Simon Morrissey, partner at law firm Lewis Silkin, provided some comfort to the publishers who were in attendance. “If you’re complying with current guidance, you’re in a pretty good place,” he said. Morrissey and others urged publishers to understand what data they already have and keep up to speed with national data protection body, in the U.K. the Information Commissioner’s Office (ICO).

Here are some other key takeaways for publishers:

Publishers could block content from people who don’t give up their data
Geoff Richards, head of data analytics and insight at Condé Nast, asked the experts whether there’s limitation on what leverage a publisher could give should users refuse to part with data. “Can I say, ‘Sorry you can’t view my website if you don’t agree’?”

While Morrissey said that consent must be freely given, not coerced, this wasn’t a breach of the rules. “But I would say that it wouldn’t make business sense.” Instead he suggested offering a tiered approach, a light service for less valuable data, so as to be “pro-actively encouraging the data exchange.”

“This will be an area of dispute — the freedom of choice versus getting things your want,” added Iain Bourne, group manager at the ICO.

Companies need historic consent
Not only will publishers need to get permission from readers starting in 2018, but companies will need to get renewed permission from people they already have profiles on.

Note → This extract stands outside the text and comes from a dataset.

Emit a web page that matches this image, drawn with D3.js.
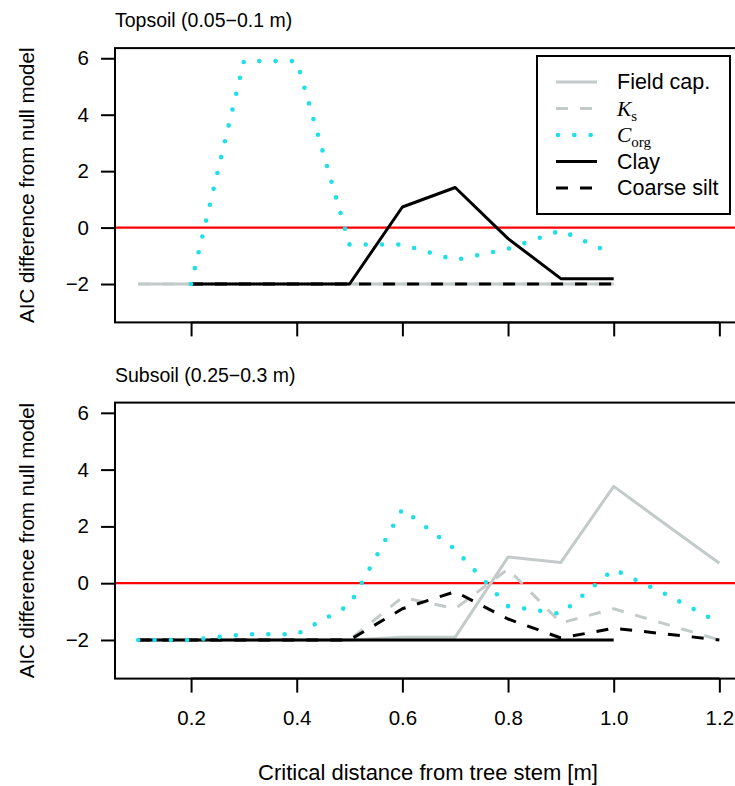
<!DOCTYPE html>
<html>
<head>
<meta charset="utf-8">
<script src="https://cdn.jsdelivr.net/npm/d3@7"></script>
<style>
  html, body { margin: 0; padding: 0; background: #fff; }
  svg { display: block; }
  text { font-family: "Liberation Sans", Arial, sans-serif; fill: #000; }
</style>
</head>
<body>
<svg id="chart" width="735" height="786"></svg>
<script>
// ---- data ----
const distances = [0.1, 0.2, 0.3, 0.4, 0.5, 0.6, 0.7, 0.8, 0.9, 1.0, 1.1, 1.2];
const xTicks = [0.2, 0.4, 0.6, 0.8, 1.0, 1.2];
const yTicks = [-2, 0, 2, 4, 6];
const panelTitles = ["Topsoil (0.05\u22120.1 m)", "Subsoil (0.25\u22120.3 m)"];
const seriesNames = ["Field cap.", "Ks", "Corg", "Clay", "Coarse silt"];

// Topsoil (null = no value)
const topFieldCap   = [-2, -2, -2, -2, -2, -2, -2, -2, -2, -2, null, null];
const topKs         = [-2, -2, -2, -2, -2, -2, -2, -2, -2, -2, null, null];
const topCorg       = [null, -2, 5.9, 5.9, -0.6, -0.6, -1.15, -0.75, -0.1, -0.95, null, null];
const topClay       = [null, -2, -2, -2, -2, 0.73, 1.42, -0.39, -1.81, -1.81, null, null];
const topCoarseSilt = [null, -2, -2, -2, -2, -2, -2, -2, -2, -2, null, null];

// Subsoil
const subFieldCap   = [-2, -2, -2, -2, -2, -1.9, -1.9, 0.92, 0.73, 3.41, 2.05, 0.7];
const subKs         = [-2, -2, -2, -2, -2, -0.5, -0.9, 0.5, -1.4, -0.9, -1.45, -2];
const subCorg       = [-2, -2, -1.8, -1.8, -0.77, 2.61, 1.19, -0.81, -1.08, 0.49, -0.4, -1.4];
const subClay       = [-2, -2, -2, -2, -2, -2, -2, -2, -2, -2, null, null];
const subCoarseSilt = [-2, -2, -2, -2, -2, -0.9, -0.3, -1.26, -1.93, -1.59, -1.79, -2];

// ---- styles ----
const GREY = "#c3caca", CYAN = "#1fe0e6";
const styles = {
  "Field cap.":  {color: GREY,   dash: null,   cap: "butt"},
  "Ks":          {color: GREY,   dash: "12 12", cap: "butt"},
  "Corg":        {color: CYAN,   dash: "0 16.3", cap: "round"},
  "Clay":        {color: "#000", dash: null,   cap: "butt"},
  "Coarse silt": {color: "#000", dash: "12 12", cap: "butt"}
};

const svg = d3.select("#chart");
const x = d3.scaleLinear().domain([0.056, 1.244]).range([115, 742.6]);

const panels = [
  {title: panelTitles[0], top: 48.1, bottom: 322.4, showXLabels: false,
   series: {"Field cap.": topFieldCap, "Ks": topKs, "Corg": topCorg, "Clay": topClay, "Coarse silt": topCoarseSilt}},
  {title: panelTitles[1], top: 402.6, bottom: 678.6, showXLabels: true,
   series: {"Field cap.": subFieldCap, "Ks": subKs, "Corg": subCorg, "Clay": subClay, "Coarse silt": subCoarseSilt}}
];

const drawOrder = ["Field cap.", "Ks", "Clay", "Coarse silt", "Corg"];

panels.forEach((p, pi) => {
  const y = d3.scaleLinear().domain([-3.36, 6.36]).range([p.bottom, p.top]);
  const g = svg.append("g");
  const clipId = "clip" + pi;
  svg.append("clipPath").attr("id", clipId).append("rect")
    .attr("x", x.range()[0]).attr("y", p.top)
    .attr("width", x.range()[1] - x.range()[0]).attr("height", p.bottom - p.top);

  const plot = g.append("g").attr("clip-path", `url(#${clipId})`);
  // reference line at 0
  plot.append("line")
    .attr("x1", x.range()[0]).attr("x2", x.range()[1])
    .attr("y1", y(0)).attr("y2", y(0))
    .attr("stroke", "#ff0000").attr("stroke-width", 2.2);

  const line = d3.line().defined(d => d.v !== null).x(d => x(d.x)).y(d => y(d.v));
  drawOrder.forEach(name => {
    const vals = p.series[name];
    const data = distances.map((d, i) => ({x: d, v: vals[i]}));
    const s = styles[name];
    plot.append("path")
      .datum(data)
      .attr("d", line)
      .attr("fill", "none")
      .attr("stroke", s.color)
      .attr("stroke-width", name === "Corg" ? 4.6 : 3)
      .attr("stroke-linecap", s.cap)
      .attr("stroke-linejoin", "round")
      .attr("stroke-dasharray", s.dash);
  });

  // box
  g.append("rect")
    .attr("x", x.range()[0]).attr("y", p.top)
    .attr("width", x.range()[1] - x.range()[0]).attr("height", p.bottom - p.top)
    .attr("fill", "none").attr("stroke", "#000").attr("stroke-width", 2);

  // y axis
  const yAxis = d3.axisLeft(y).tickValues(yTicks).tickSize(14).tickPadding(12)
    .tickFormat(d => d < 0 ? "\u2212" + Math.abs(d) : String(d));
  const ya = g.append("g").attr("transform", `translate(${x.range()[0]},0)`).call(yAxis);
  ya.select(".domain").attr("stroke", "#000").attr("stroke-width", 2)
    .attr("d", `M0,${y(-2)}V${y(6)}`);
  ya.selectAll(".tick line").attr("stroke", "#000").attr("stroke-width", 2);
  ya.selectAll(".tick text").style("font-size", "20.5px").style("font-family", "Liberation Sans, Arial, sans-serif").attr("fill", "#000");

  // x axis
  const xAxis = d3.axisBottom(x).tickValues(xTicks).tickSize(14).tickPadding(18)
    .tickFormat(p.showXLabels ? d3.format(".1f") : () => "");
  const xa = g.append("g").attr("transform", `translate(0,${p.bottom})`).call(xAxis);
  xa.select(".domain").attr("stroke", "#000").attr("stroke-width", 2)
    .attr("d", `M${x(0.2)},0H${x(1.2)}`);
  xa.selectAll(".tick line").attr("stroke", "#000").attr("stroke-width", 2);
  xa.selectAll(".tick text").style("font-size", "20.5px").style("font-family", "Liberation Sans, Arial, sans-serif").attr("fill", "#000");

  // panel title
  svg.append("text").attr("x", 115).attr("y", p.top - 21)
    .style("font-size", "19.5px").text(p.title);

  // y title
  svg.append("text")
    .attr("transform", `translate(34,${(p.top + p.bottom) / 2}) rotate(-90)`)
    .attr("text-anchor", "middle")
    .style("font-size", "20.5px")
    .text("AIC difference from null model");
});

// x title
svg.append("text").attr("x", 428).attr("y", 780).attr("text-anchor", "middle")
  .style("font-size", "22px").text("Critical distance from tree stem [m]");

// legend
const lg = svg.append("g");
lg.append("rect").attr("x", 537).attr("y", 56).attr("width", 193).attr("height", 158)
  .attr("fill", "#fff").attr("stroke", "#000").attr("stroke-width", 2);
const legendY = d3.scalePoint().domain(seriesNames).range([82, 188]);
seriesNames.forEach(name => {
  const s = styles[name];
  const yy = legendY(name);
  lg.append("line").attr("x1", name === "Corg" ? 558 : 556).attr("x2", 597)
    .attr("y1", yy).attr("y2", yy)
    .attr("stroke", s.color).attr("stroke-width", name === "Corg" ? 4.6 : 3)
    .attr("stroke-linecap", s.cap).attr("stroke-dasharray", s.dash);
  const t = lg.append("text").attr("x", 617).attr("y", yy + 7).style("font-size", "21.5px");
  if (name === "Ks" || name === "Corg") {
    const main = name === "Ks" ? "K" : "C";
    const sub = name === "Ks" ? "s" : "org";
    t.append("tspan").style("font-family", "Liberation Serif, Times New Roman, serif")
      .style("font-style", "italic").text(main);
    t.append("tspan").style("font-family", "Liberation Serif, Times New Roman, serif")
      .style("font-size", "15px").attr("dy", 5).text(sub);
  } else {
    t.text(name);
  }
});
</script>
</body>
</html>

“Don’t fear it,” said Morrissey. “Re-permissioning is a good thing; it’s how you do it. The best execution I’ve seen is by Lords MCC [Marylebone Cricket Club]. It’s very granular, and goes down to a lot of detail.” Privacy notices must be concise, transparent, intelligible, easily accessible and in plain language, he said.

This has international jurisdiction
It may be a European law but it has global impact, said Bourne. “It’s who you are processing data on, not where you are situated,” he added.

“If companies are funnelling any activity into Europe aimed at monitoring European residents, they are caught by these regulations,” said Morrissey, explaining that Google, Facebook and other corporations won’t be immune. However, if the U.K. leaves the European Union, then the law will still apply to British publishers. They’ll only have little to no influence on how the laws are interpreted or enforced.

Expect more publisher co-ops
Dominic Perkins, commercial development director at Time Inc., asked if it makes more sense for publishers to create data co-ops, creating a single identifier in order to be more transparent, and sharing that among them.

Probably, answered Yves Schwarzbart, acting head of policy and regulatory affairs at the IAB U.K. “Simplifying the data processes is in everyone’s interests,” he said. “It needs to start with someone.”